Saint Paul nous montre en Sara un type de la Jérusalem d’en-haut, de l’Eglise de Dieu (Galates 4.24-31). Il sera donc permis de voir dans Abraham, auquel Sara est confiée, le type de Jésus-Christ et du pouvoir qu’il exerce par ses ministres sur son Eglise, et dans, les rois d’Egypte et de Guérar celui des souverains de ce monde qui ne font pas volontairement la guerre à Dieu et ont encore du respect pour lui. L’Eglise, pareille à Sara en Egypte, ne put autrement, lorsqu’elle parut en ce monde, que d’attirer l’attention des puissants. Ils comprirent l’avantage qu’il y aurait pour eux à la dominer ; et lorsque Constantin en fit une Eglise d’Etat, on peut dire que Sara fut conduite dans la maison de Pharaon. Qu’ont dit à cela ceux auxquels le Seigneur avait confié le gouvernement de son Eglise ? Ils ont été faibles, ils ont renié leur dignité, oublié leur responsabilité envers le Seigneur, livré une partie de leurs prérogatives aux pouvoirs politiques et permis qu’ils dominassent sur l’Eglise du Christ ; ils l’ont exposée ainsi au danger d’être mondanisée et profanée, et ils se sont imaginé qu’ils travaillaient à la fois pour son bien et pour celui des princes et des peuples. Pharaon, il est vrai, « fit du bien à Abraham à cause de Sara ; » les serviteurs du Christ eurent les honneurs et la puissance et devinrent les égaux des princes et des rois. Mais ce changement n’a été béni ni pour les peuples ni pour l’Eglise ; celle-ci s’est trouvée dans une situation fausse et en danger de périr ; l’intrusion de la puissance politique dans le domaine spirituel a été une source continuelle d’injustices et de confusion. Dieu frappa Pharaon et sa maison à cause de Sara. » La fausseté de cette situation est aujourd’hui si évidente, que les princes eux-mêmes aspirent à se décharger du gouvernement de l’Eglise et à le remettre à qui de droit. Ils pourraient dire aux chefs de l’Eglise : Pourquoi avez-vous renié votre devoir et votre droit, et avez-vous agi comme si l’Eglise n’avait point de gouvernement établi de Dieu ? Il est temps, si l’on veut épargner à l’Eglise les plus grands maux, de la rendre à la direction de ceux auxquels le Seigneur l’avait lui-même confiée.

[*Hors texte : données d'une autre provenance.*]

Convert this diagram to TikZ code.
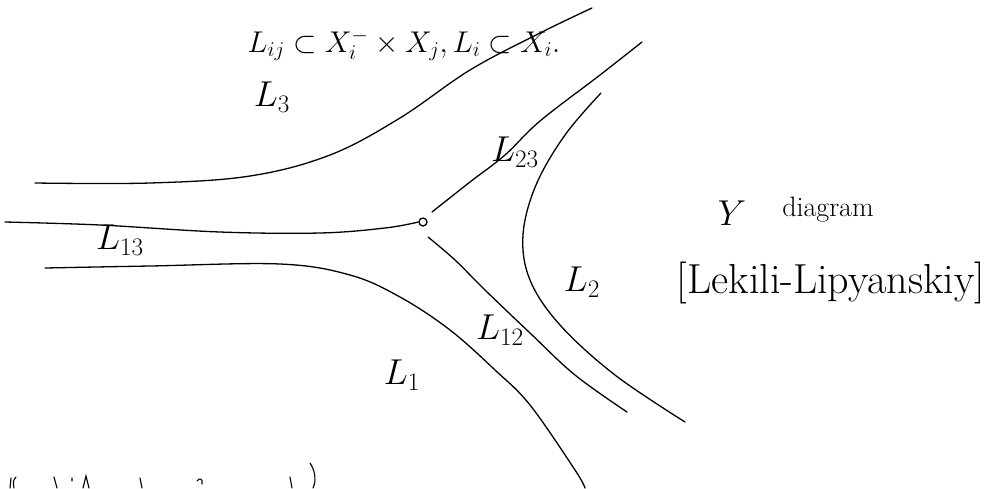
\RequirePackage{fix-cm}
\documentclass[tikz,border=0pt]{standalone}
\begin{document}
\begin{tikzpicture}[x=1pt,y=-1pt,
  curve/.style={line width=1.3pt, line cap=round, line join=round},
  lbl/.style={inner sep=0pt, font=\fontsize{36}{40}\selectfont},
  small/.style={inner sep=0pt, font=\fontsize{28}{32}\selectfont}]
\useasboundingbox (0,0) rectangle (1003,488);
% junction
\node[draw, circle, line width=1.3pt, minimum size=8pt, inner sep=0pt] (j) at (423,222) {};
% L3 upper boundary
\draw[curve] plot[smooth, tension=0.6] coordinates {(35,183) (150,183) (250,176) (330,155) (400,118) (470,70) (540,33) (592,8)};
% L13 line into junction
\draw[curve] plot[smooth, tension=0.6] coordinates {(5,222) (100,225) (220,232) (320,233) (385,228) (j.west)};
% L23 line from junction
\draw[curve] plot[smooth, tension=0.6] coordinates {(432,212) (470,182) (505,155) (540,121) (600,75) (642,42)};
% L12 line from junction
\draw[curve] plot[smooth, tension=0.6] coordinates {(428,237) (455,260) (485,290) (530,333) (575,375) (627,412)};
% L1 lower boundary
\draw[curve] plot[smooth, tension=0.6] coordinates {(45,268) (150,266) (280,264) (350,275) (400,297) (450,330) (495,370) (530,405) (575,470) (585,488)};
% L2 boundary
\draw[curve] plot[smooth, tension=0.6] coordinates {(601,93) (565,135) (536,185) (523,235) (530,280) (560,325) (615,375) (685,422)};
% labels
\node[lbl, font=\fontsize{30}{34}\selectfont] (t) at (404,45) {$L_{ij}\subset X_i^{-}\times X_j, L_i\subset X_i.$};
\node[lbl] (l3) at (272,97) {$L_3$};
\node[lbl] (l23) at (515,152) {$L_{23}$};
\node[lbl] (l13) at (120,240) {$L_{13}$};
\node[lbl] (l2) at (582,282) {$L_2$};
\node[lbl] (l12) at (500,330) {$L_{12}$};
\node[lbl] (l1) at (402,375) {$L_1$};
\node[lbl] (y) at (732,213) {$Y$};
\node[small] (d) at (828,210) {diagram};
\node[lbl, font=\fontsize{42}{46}\selectfont] (ref) at (831,283) {[Lekili-Lipyanskiy]};
% cut-off text at bottom edge
\draw[line width=1.1pt, line cap=round] (11,478) -- (10,488) (16,477) .. controls (13,481) .. (14,488)
  (54,477) -- (57,488) (72,478) -- (72,481) (83,488) -- (86,476) -- (89,488)
  (140,478) -- (142,488) (197,481) .. controls (200,477) and (203,479) .. (202,484)
  (290,477) -- (292,488) (310,463) .. controls (316,472) and (316,482) .. (313,488);
\end{tikzpicture}
\end{document}
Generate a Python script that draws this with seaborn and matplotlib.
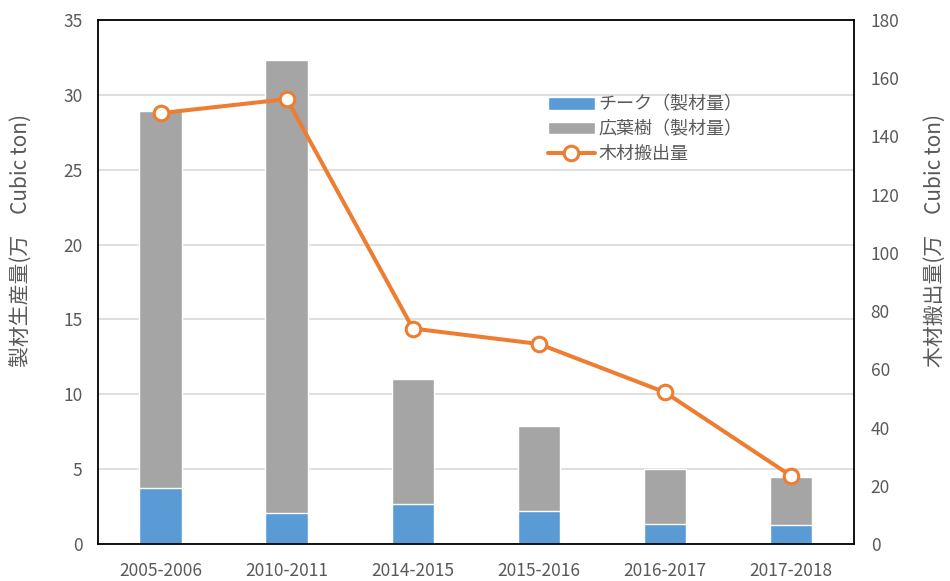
import numpy as np
import matplotlib
matplotlib.use("Agg")
import matplotlib.pyplot as plt
import seaborn as sns

# data
years = ["2005-2006", "2010-2011", "2014-2015", "2015-2016", "2016-2017", "2017-2018"]
teak = [3.75, 2.05, 2.7, 2.2, 1.35, 1.3]          # チーク(製材量), 万 Cubic ton
hardwood = [25.15, 30.25, 8.3, 5.65, 3.65, 3.2]   # 広葉樹(製材量), stacked on teak
logs = [148, 152.8, 74, 68.7, 52.1, 23.4]         # 木材搬出量, right axis

sns.set_style("white")
plt.rcParams['font.family'] = ['Noto Sans CJK JP', 'DejaVu Sans']

blue = "#5B9BD5"
gray = "#A5A5A5"
orange = "#ED7D31"
txt = "#595959"

totals = np.add(teak, hardwood)

fig = plt.figure(figsize=(9.5, 5.81), dpi=100)
ax = fig.add_axes([0.103, 0.0637, 0.796, 0.902])

sns.barplot(x=years, y=totals, color=gray, saturation=1, width=0.34, ax=ax,
            label="広葉樹（製材量）")
sns.barplot(x=years, y=teak, color=blue, saturation=1, width=0.34, ax=ax,
            label="チーク（製材量）")
ax.set_xlim(-0.5, 5.5)
ax.set_ylim(0, 35)
ax.set_yticks(range(0, 36, 5))
ax.yaxis.grid(True, color="#D9D9D9", lw=1.2)
ax.set_axisbelow(True)
ax.tick_params(axis="y", length=0, labelsize=12.5, labelcolor=txt, pad=11)
ax.tick_params(axis="x", length=0, labelsize=12.5, labelcolor=txt, pad=13)
for s in ax.spines.values():
    s.set_visible(False)
ax.set_ylabel("製材生産量(万　Cubic ton)", fontsize=15, color=txt)
ax.yaxis.set_label_coords(-0.086, 0.58)

ax2 = ax.twinx()
sns.lineplot(x=list(range(len(years))), y=logs, ax=ax2, color=orange, lw=2.9,
             marker="o", ms=10.5, mfc="white", mec=orange, mew=2.2,
             label="木材搬出量", sort=False)
ax2.set_xlim(-0.5, 5.5)
ax2.set_ylim(0, 180)
ax2.set_yticks(range(0, 181, 20))
ax2.tick_params(axis="y", length=0, labelsize=12.5, labelcolor=txt, pad=12)
for s in ax2.spines.values():
    s.set_visible(True)
    s.set_color("black")
    s.set_linewidth(1.3)
ax2.set_ylabel("木材搬出量(万　Cubic ton)", fontsize=15, color=txt)
ax2.yaxis.set_label_coords(1.092, 0.58)

h1, l1 = ax.get_legend_handles_labels()
h2, l2 = ax2.get_legend_handles_labels()
if ax.get_legend():
    ax.get_legend().remove()
if ax2.get_legend():
    ax2.get_legend().remove()
handles = [h1[1], h1[0], h2[0]]
labels = [l1[1], l1[0], l2[0]]
ax2.legend(handles, labels, loc="upper left", bbox_to_anchor=(0.583, 0.873),
           frameon=False, fontsize=13, borderpad=0, labelspacing=0.38,
           handlelength=2.6, handletextpad=0.2, labelcolor=txt)

fig.savefig("out.png", dpi=100)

Le péril était grand ; Dieu a veillé sur Sara, même dans la maison de Pharaon. Quoique dominée par les princes, l’Eglise a été maintenue, elle n’a point fait naufrage ; l’assemblée des croyants, dans laquelle l’Esprit de Christ habite, subsiste encore. Conservée par la fidélité de Dieu, elle doit recouvrer un jour sa vraie position ; elle pourra alors entrer en possession de l’héritage céleste qui lui est promis.